Voltages, currents and charges involved
The phenomenon of threshold voltages and investigations pertaining to first/second threshold voltage for the bearings operating under the influence of electrical currents have been reported. It has been shown that threshold voltages depend on the lubricant resistivity, oil film thickness and operating parameters. The defected threshold voltages are primarily responsible for the momentary flow of current and further increase in current intensity with a slight change in potential drop across the bearings. The threshold voltage decreases as the load on bearing increases at a constant speed. It is established that the increase of current intensity reduces the bearing impedance significantly. It has been emphasised that for the reliable operation of a bearing, the safe limit of the potential drop across the bearing elements should be less than the first threshold voltage. Under the influence of potential drop across a bearing, the minimum film thickness between races and rolling-elements offers a maximum capacitance and minimum capacitive reactance depending on the permittivity of the lubricant. The electrical interaction between the races and the rolling-elements in the presence of oil film is like a resistor-capacitor (RC) circuit that offers impedance to the current flow.
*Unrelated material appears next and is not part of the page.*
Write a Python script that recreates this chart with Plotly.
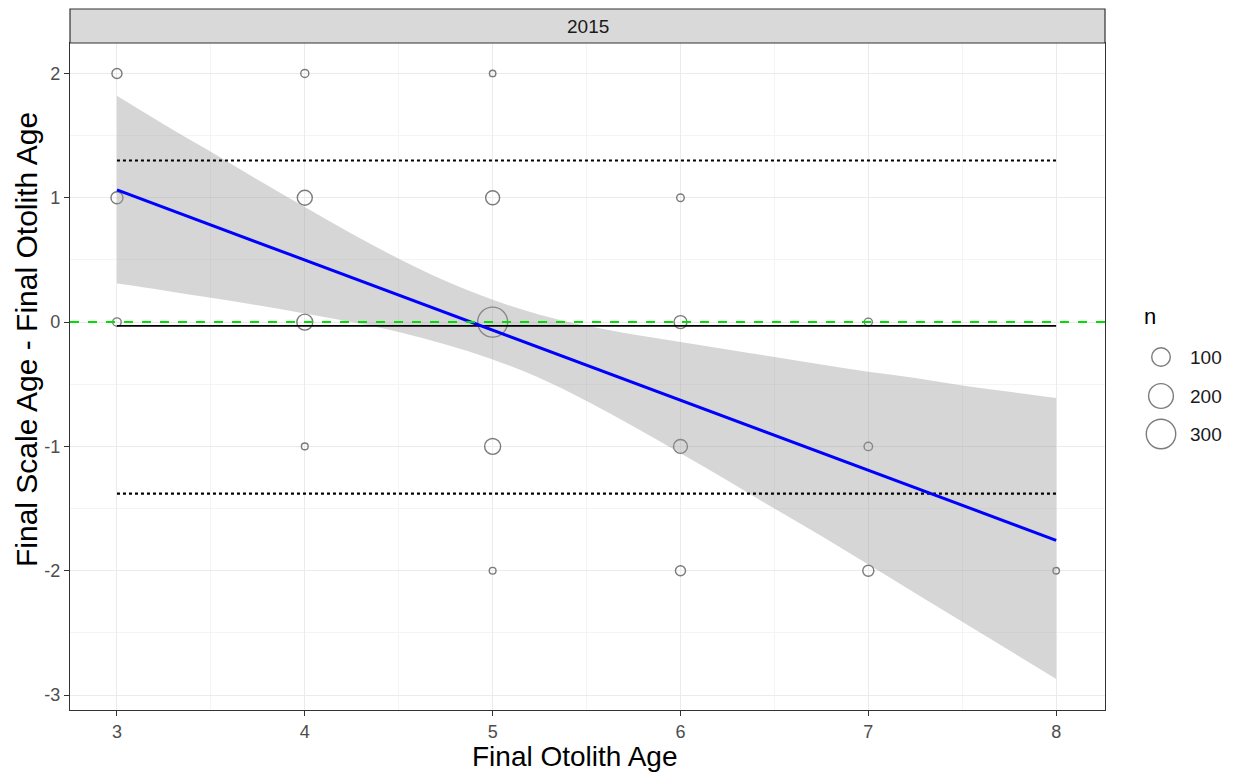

The capacitance and resistance for roller bearing and ball bearing have been separately determined analytically, and found to depend on film thickness, width of deformation and are governed by the permittivity and resistivity of the used lubricant. Furthermore, it has been analysed that a bearing lubricated with high resistivity lubricant as opposed to a low resistivity one, with the same permittivity, behaves like a capacitor upto the first threshold voltage.